Last Update: 13.08.2018. By Jens in Developers Life | Learning | Newsletter

I was giving a Spring Boot training last week and during the course, I made some observations, which I like to share with you over this week.

It was one of the most unusual training I ever had so far. 4 people with 4 different skill levels in coding in general and Java and even Spring in detail. Wildly mixed. There was the youngest in age, but not dev age, who already played around with Spring Boot. Next the youngest in dev age, who is already working on a project using Spring Boot, and now what’s to actually learn what he’s doing; paraphrasing him, “I have no clue what I am doing at work”. Then we got an experienced dev working with a bunch of technologies, and mainly not in Java. And last, but not least, one from the stone age with a skepticism of frameworks and dynamic stuff, which is typical for devs of his kind, at least in my experience, your mileage may vary.

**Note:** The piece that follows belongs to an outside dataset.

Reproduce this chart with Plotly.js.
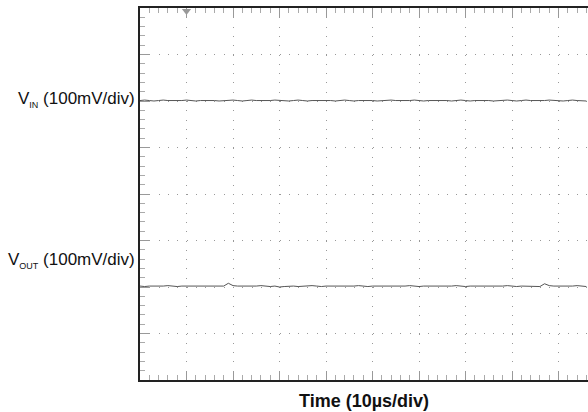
<!DOCTYPE html>
<html>
<head>
<meta charset="utf-8">
<script src="https://cdn.plot.ly/plotly-3.0.1.min.js"></script>
<style>html,body{margin:0;padding:0;background:#fff;}#chart{width:588px;height:412px;}</style>
</head>
<body>
<div id="chart"></div>
<script>
// time in µs (10 µs per division)
const timeUs = [0,1,2,3,4,5,6,7,8,9,10,11,12,13,14,15,16,17,18,19,20,21,22,23,24,25,26,27,28,29,30,31,32,33,34,35,36,37,38,39,40,41,42,43,44,45,46,47,48,49,50,51,52,53,54,55,56,57,58,59,60,61,62,63,64,65,66,67,68,69,70,71,72,73,74,75,76,77,78,79,80,81,82,83,84,85,86,87,88,89,90,91,92,93,94,95,96];
// VIN trace, in screen divisions
const vinDiv = [6.01,6.02,6.01,6.00,6.01,6.02,6.01,6.01,6.00,6.01,6.02,6.01,6.00,6.01,6.01,6.02,6.01,6.00,6.01,6.01,6.02,6.01,6.00,6.01,6.02,6.01,6.01,6.00,6.01,6.02,6.01,6.01,6.00,6.01,6.02,6.01,6.00,6.01,6.01,6.02,6.01,6.01,6.00,6.01,6.02,6.01,6.00,6.01,6.01,6.02,6.01,6.00,6.01,6.01,6.02,6.01,6.01,6.00,6.01,6.02,6.01,6.00,6.01,6.01,6.02,6.01,6.01,6.00,6.01,6.02,6.01,6.00,6.01,6.01,6.02,6.01,6.00,6.01,6.01,6.02,6.01,6.00,6.01,6.02,6.01,6.01,6.00,6.01,6.02,6.01,6.01,6.00,6.01,6.02,6.01,6.01,6.00];
// VOUT trace, in screen divisions
const voutDiv = [2.02,2.01,2.02,2.02,2.01,2.02,2.03,2.02,2.01,2.02,2.02,2.01,2.02,2.02,2.01,2.02,2.02,2.01,2.02,2.08,2.03,2.02,2.02,2.01,2.02,2.02,2.03,2.02,2.01,2.02,2.00,2.01,2.02,2.02,2.01,2.02,2.02,2.03,2.02,2.01,2.02,2.02,2.01,2.02,2.02,2.01,2.02,2.03,2.02,2.01,2.02,2.02,2.01,2.02,2.02,2.01,2.02,2.02,2.03,2.02,2.01,2.02,2.02,2.01,2.02,2.02,2.01,2.02,2.03,2.02,2.01,2.02,2.02,2.01,2.02,2.02,2.01,2.02,2.02,2.03,2.02,2.01,2.02,2.02,2.01,2.02,2.01,2.07,2.03,2.02,2.02,2.01,2.02,2.02,2.03,2.02,2.01];
const triggerTime = [10];
const triggerLevel = [7.935];
const labels = ['V<sub><span style="font-size:9px">IN</span></sub> (100mV/div)', 'V<sub><span style="font-size:9px">OUT</span></sub> (100mV/div)'];
const labelLevels = [6.04, 2.58];
const xTitle = '<b>Time (10µs/div)</b>';

const traces = [
  {x: timeUs, y: vinDiv, mode: 'lines', line: {color: '#555', width: 1}, hoverinfo: 'skip'},
  {x: timeUs, y: voutDiv, mode: 'lines', line: {color: '#555', width: 1}, hoverinfo: 'skip'},
  {x: triggerTime, y: triggerLevel, mode: 'markers', cliponaxis: false,
   marker: {symbol: 'triangle-down', size: 8, color: '#999'}, hoverinfo: 'skip'}
];

const annotations = labels.map((t, i) => ({
  text: t, xref: 'paper', x: 0, xanchor: 'right', xshift: -3,
  yref: 'y', y: labelLevels[i], yanchor: 'middle', showarrow: false,
  font: {family: 'Liberation Sans, Arial, sans-serif', size: 17, color: '#111'}
}));
annotations.push({
  text: xTitle, xref: 'paper', x: 0.5, xanchor: 'center',
  yref: 'paper', y: -0.0565, yanchor: 'middle', showarrow: false,
  font: {family: 'Liberation Sans, Arial, sans-serif', size: 18, color: '#111'}
});

const layout = {
  width: 588, height: 412,
  margin: {l: 140, r: 0, t: 8, b: 32},
  paper_bgcolor: '#fff', plot_bgcolor: '#fff',
  showlegend: false,
  xaxis: {
    range: [0, 96.34], tick0: 0, dtick: 10,
    showgrid: true, gridcolor: '#999', gridwidth: 1, griddash: '1px,8.3px',
    ticks: 'inside', ticklen: 9, tickcolor: '#999', tickwidth: 1,
    showline: true, linecolor: '#222', linewidth: 2, mirror: 'ticks',
    showticklabels: false, zeroline: false, fixedrange: true,
    minor: {dtick: 2, tick0: 0, ticks: 'inside', ticklen: 5, tickcolor: '#aaa', tickwidth: 1, showgrid: false}
  },
  yaxis: {
    range: [0, 8], tick0: 0, dtick: 1,
    showgrid: true, gridcolor: '#999', gridwidth: 1, griddash: '1px,8.3px',
    ticks: 'inside', ticklen: 9, tickcolor: '#999', tickwidth: 1,
    showline: true, linecolor: '#222', linewidth: 2, mirror: false,
    showticklabels: false, zeroline: false, fixedrange: true,
    minor: {dtick: 0.2, tick0: 0, ticks: 'inside', ticklen: 5, tickcolor: '#aaa', tickwidth: 1, showgrid: false}
  },
  annotations: annotations
};

Plotly.newPlot('chart', traces, layout, {staticPlot: true});
</script>
</body>
</html>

For today’s observations, I’ll pick out the youngest in age. He was already playing around with Spring Boot and knew some stuff. He could use it and was already thinking about advanced stuff for his next project at work. Sure, he could navigate in Spring, but he had done a mistake that I see many devs making.

He neglected the basics.

He could use the various annotations but he didn’t understand what’s working behind that magic. He did not know what problems Spring solved in the beginning at all. How everything else is based on that. That the same mechanism is still working behind the scenes. Even more behind the Spring Boot magic. A wizard does not simply use the spells, they try to understand how magic works. It’s the same for us devs. For non-devs, we are wizards anyways and our magic is technology. So, we should understand the underlying principles. And not neglecting it.

Yes, it is great to whip up a REST API in the first few hours. Sure, you can make money with it. But eventually, you will hit a barrier. Just applying a few annotations and copy&pasetng bad or outdated tutorials is not enough. You need to understand the basics and then you’ll break the barrier and you can move on to make more out of your craft and even career.